Selon Johan Van Overtveldt, la loi prévoit que les sommes exactes doivent être connues au moment de l’introduction d’un dossier au Point de contact-régularisations. Etant donné qu’une banque étrangère met parfois plusieurs mois pour envoyer les documents nécessaires, certaines personnes n’ont pas la possibilité d’introduire un dossier rapidement.

Or, il devient urgent de se mettre en ordre. Si le fisc belge devait entamer une enquête sur base des informations reçues de l’étranger, le contribuable concerné n’aurait plus le droit d’introduire une demande de régularisation spontanée. Et il perdrait en conséquence la possibilité de bénéficier d’une immunité pénale. D’où l’idée de Johan Van Overtveldt d’accorder ce délai jusqu’au 13 avril.

« C’est plutôt bien vu de Johan Van Overtveldt qui espère booster les recettes budgétaires de la DLU-4, commente Denis-Emmanuel Philippe, avocat chez Bloom Law et professeur à l’Ulg. Cela peut prendre facilement trois à six mois pour recevoir des informations de la part des banques étrangères. Grâce à ce coup de pouce, il sera possible d’introduire un dossier de régularisation avant que le fisc ne reçoive la deuxième salve d’informations venant de l’étranger, notamment de la Suisse, de Monaco et de Hong Kong. »

Double danger

« C’est plutôt pragmatique de la part de Johan Van Overtveldt. Cette procédure, qui existait déjà dans la plupart des autres DLU, permet de prendre le fisc de vitesse et d’introduire un dossier plus rapidement, ajoute Grégory Homans, avocat-associé chez Dekeyser & Associés. Le seul souci est que le contribuable concerné devra introduire son dossier sans savoir le coût précis de la régularisation. Or, la DLU-4 ne permet pas de retirer sa demande si on n’est pas satisfait des conditions.

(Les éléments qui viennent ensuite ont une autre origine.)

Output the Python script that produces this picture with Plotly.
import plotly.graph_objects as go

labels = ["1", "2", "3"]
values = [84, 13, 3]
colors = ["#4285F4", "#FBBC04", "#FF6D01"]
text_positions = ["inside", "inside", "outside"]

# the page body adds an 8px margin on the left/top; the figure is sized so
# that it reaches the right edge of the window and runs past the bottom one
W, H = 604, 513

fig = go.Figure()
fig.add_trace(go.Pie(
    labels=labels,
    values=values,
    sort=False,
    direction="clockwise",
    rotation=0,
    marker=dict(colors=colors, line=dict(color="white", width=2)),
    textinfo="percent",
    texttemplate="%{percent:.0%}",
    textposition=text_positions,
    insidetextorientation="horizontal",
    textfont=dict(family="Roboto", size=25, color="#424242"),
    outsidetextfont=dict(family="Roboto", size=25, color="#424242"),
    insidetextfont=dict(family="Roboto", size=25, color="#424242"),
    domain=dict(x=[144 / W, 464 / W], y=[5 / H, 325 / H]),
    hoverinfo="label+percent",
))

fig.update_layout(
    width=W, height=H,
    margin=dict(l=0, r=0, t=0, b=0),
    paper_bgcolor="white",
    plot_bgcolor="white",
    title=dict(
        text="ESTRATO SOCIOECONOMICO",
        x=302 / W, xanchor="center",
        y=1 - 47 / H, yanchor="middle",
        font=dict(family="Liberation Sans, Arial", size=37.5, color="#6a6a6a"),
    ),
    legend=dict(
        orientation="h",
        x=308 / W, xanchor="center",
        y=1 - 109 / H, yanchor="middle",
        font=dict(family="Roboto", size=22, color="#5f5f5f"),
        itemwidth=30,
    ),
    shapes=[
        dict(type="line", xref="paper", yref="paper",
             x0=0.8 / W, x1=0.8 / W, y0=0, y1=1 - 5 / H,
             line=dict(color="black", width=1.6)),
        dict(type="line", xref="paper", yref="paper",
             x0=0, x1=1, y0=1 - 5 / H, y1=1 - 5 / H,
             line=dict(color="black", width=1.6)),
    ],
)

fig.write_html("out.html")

Ne pas finaliser son dossier présente un double risque. Le Point de contact-régularisations pourrait considérer qu’il est autorisé à dénoncer le contribuable qui ne compléterait pas son dossier. En outre, en cas de rapatriement des fonds, la banque belge pourrait dénoncer le contribuable qui n’irait pas au bout du processus à la CTIF. »

Pour Sabrina Scarnà, avocate au bureau Tetra Law, il n’y a rien de nouveau dans cette procédure. « Johan Van Overtveldt ne fait que confirmer quelque chose qui existe dans la loi, déclare-t-elle. A l’approche de la fin d’année, il arrive souvent d’introduire des dossiers provisoires afin qu’un client bénéficie des conditions de l’année en cours. »

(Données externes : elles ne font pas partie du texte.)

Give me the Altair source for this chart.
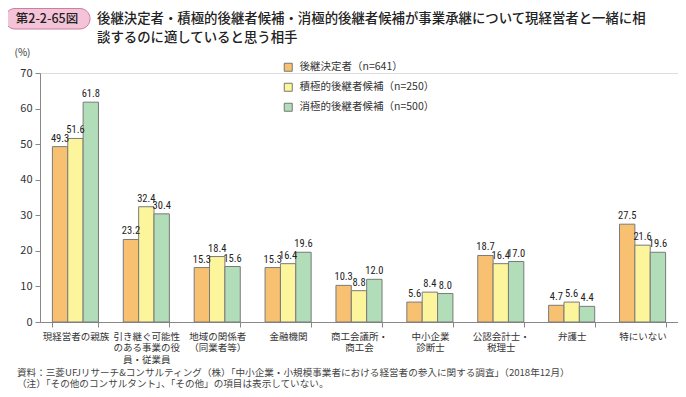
import altair as alt
import pandas as pd

categories = ["現経営者の親族", "引き継ぐ可能性|のある事業の役|員・従業員", "地域の関係者|（同業者等）", "金融機関",
              "商工会議所・|商工会", "中小企業|診断士", "公認会計士・|税理士", "弁護士", "特にいない"]
series = ["後継決定者（n=641）", "積極的後継者候補（n=250）", "消極的後継者候補（n=500）"]
v_decided = [49.3, 23.2, 15.3, 15.3, 10.3, 5.6, 18.7, 4.7, 27.5]
v_active = [51.6, 32.4, 18.4, 16.4, 8.8, 8.4, 16.4, 5.6, 21.6]
v_passive = [61.8, 30.4, 15.6, 19.6, 12.0, 8.0, 17.0, 4.4, 19.6]
colors = ["#F8C172", "#FDF59C", "#B2DDB9"]

title_lines = ["後継決定者・積極的後継者候補・消極的後継者候補が事業承継について現経営者と一緒に相",
               "談するのに適していると思う相手"]
fig_no = "第2-2-65図"
notes = ["資料：三菱UFJリサーチ&コンサルティング（株）「中小企業・小規模事業者における経営者の参入に関する調査」（2018年12月）",
         "（注）「その他のコンサルタント」、「その他」の項目は表示していない。"]

rows = []
for s, vals in zip(series, [v_decided, v_active, v_passive]):
    for c, v in zip(categories, vals):
        rows.append({"cat": c, "series": s, "value": v, "label": f"{v:.1f}"})
df = pd.DataFrame(rows)

FONT = "Noto Sans CJK JP"
NUMFONT = "Roboto Condensed, Liberation Sans Narrow, Roboto"
W, H = 638, 249

x = alt.X("cat:N", sort=categories, title=None,
          scale=alt.Scale(paddingInner=0.35, paddingOuter=0.175),
          axis=alt.Axis(labelExpr="split(datum.label, '|')", labelAngle=0, tickBand="extent",
                        labelFontSize=9.5, labelColor="#333333", labelFont=FONT, labelLineHeight=11.5,
                        domainColor="#888888", tickColor="#888888", tickSize=5, labelPadding=4))
xo = alt.XOffset("series:N", sort=series)
y = alt.Y("value:Q", scale=alt.Scale(domain=[0, 70]),
          axis=alt.Axis(values=list(range(0, 71, 10)), grid=False, title="(%)", titleAngle=0,
                        titleX=-18, titleY=-16, titleFontSize=10, titleFontWeight="normal",
                        titleColor="#333333", titleFont=FONT,
                        labelFontSize=11, labelColor="#333333", labelFont=FONT,
                        domainColor="#888888", tickColor="#888888", tickSize=5, labelPadding=3))

color = alt.Color("series:N", sort=series, scale=alt.Scale(domain=series, range=colors),
                  legend=alt.Legend(title=None, orient="none", legendX=243, legendY=-11,
                                    symbolType="square", symbolSize=64, symbolStrokeColor="#777777",
                                    symbolStrokeWidth=1, labelFontSize=10.5, labelFont=FONT,
                                    labelColor="#333333", rowPadding=7, labelOffset=6))

bars = alt.Chart(df).mark_bar(stroke="#7a7a7a", strokeWidth=1).encode(x=x, xOffset=xo, y=y, color=color)
texts = alt.Chart(df).mark_text(baseline="bottom", dy=-3, fontSize=10.5, font=NUMFONT, fontWeight="normal",
                                color="#222222").encode(x=x, xOffset=xo, y=y, text="label:N")

box = alt.Chart(pd.DataFrame({"a": [0]})).mark_rect(
    fill="#F4C3D7", stroke="#C97FA0", strokeWidth=1, cornerRadius=10).encode(
    x=alt.value(-35), x2=alt.value(50), y=alt.value(-64.5), y2=alt.value(-44))
boxtext = alt.Chart(pd.DataFrame({"t": [fig_no]})).mark_text(
    fontSize=12.5, font=FONT, fontWeight=500, color="#222222", align="center", baseline="middle").encode(
    x=alt.value(7), y=alt.value(-54), text="t:N")
title1 = alt.Chart(pd.DataFrame({"t": [title_lines[0]]})).mark_text(
    fontSize=13.4, font=FONT, fontWeight=500, color="#222222", align="left", baseline="middle").encode(
    x=alt.value(57), y=alt.value(-54), text="t:N")
title2 = alt.Chart(pd.DataFrame({"t": [title_lines[1]]})).mark_text(
    fontSize=13.4, font=FONT, fontWeight=500, color="#222222", align="left", baseline="middle").encode(
    x=alt.value(57), y=alt.value(-35), text="t:N")
note1 = alt.Chart(pd.DataFrame({"t": [notes[0]]})).mark_text(
    fontSize=9.6, font=FONT, color="#444444", align="left", baseline="middle").encode(
    x=alt.value(-23), y=alt.value(299.5), text="t:N")
note2 = alt.Chart(pd.DataFrame({"t": [notes[1]]})).mark_text(
    fontSize=9.6, font=FONT, color="#444444", align="left", baseline="middle").encode(
    x=alt.value(-23), y=alt.value(310.5), text="t:N")

chart = alt.layer(bars, texts, box, boxtext, title1, title2, note1, note2).properties(
    width=W, height=H, autosize=alt.AutoSizeParams(type="none"),
    padding={"left": 32, "top": 65, "right": 0, "bottom": 67}
).configure_view(stroke=None).configure(font=FONT, background="white")

chart.save("out.html", embed_options={"renderer": "svg", "actions": False})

Pourquoi le ministre fait-il référence à cette date limite du 13 avril alors ? « J’interprète cette déclaration comme un stand-by, analyse Sabrina Scarnà. Vous avez jusqu’au 13 avril pour introduire vos dossiers de régularisation. Durant ce laps de temps, l’administration fiscale ne vous enverra pas de demandes de renseignements. »

Reste une question importante. Y a-t-il encore beaucoup de Belges qui ont des capitaux non déclarés à l’étranger. « Il y a certainement plus de Belges qui n’ont pas régularisé en Suisse qu’au Luxembourg », estime Sabrina Scarnà.

Le chiffre: 38%

Lorsque les capitaux sont prescrits (c’est-à-dire hors de portée du fisc), un prélèvement de 38 % est effectué dans le cadre de la DLU-4, en 2018, si le contribuable ne peut prouver qu’ils ont subi leur régime d’imposition normal. Rappelons qu’en cas de prescription fiscale, des poursuites pénales pour blanchiment sont toujours possibles. Le fisc et Johan Van Overtveldt (N-VA) parient certainement sur fait qu’un contribuable préférera payer 38 % que d’affronter un procès à l’issue duquel il risque une confiscation totale de son capital.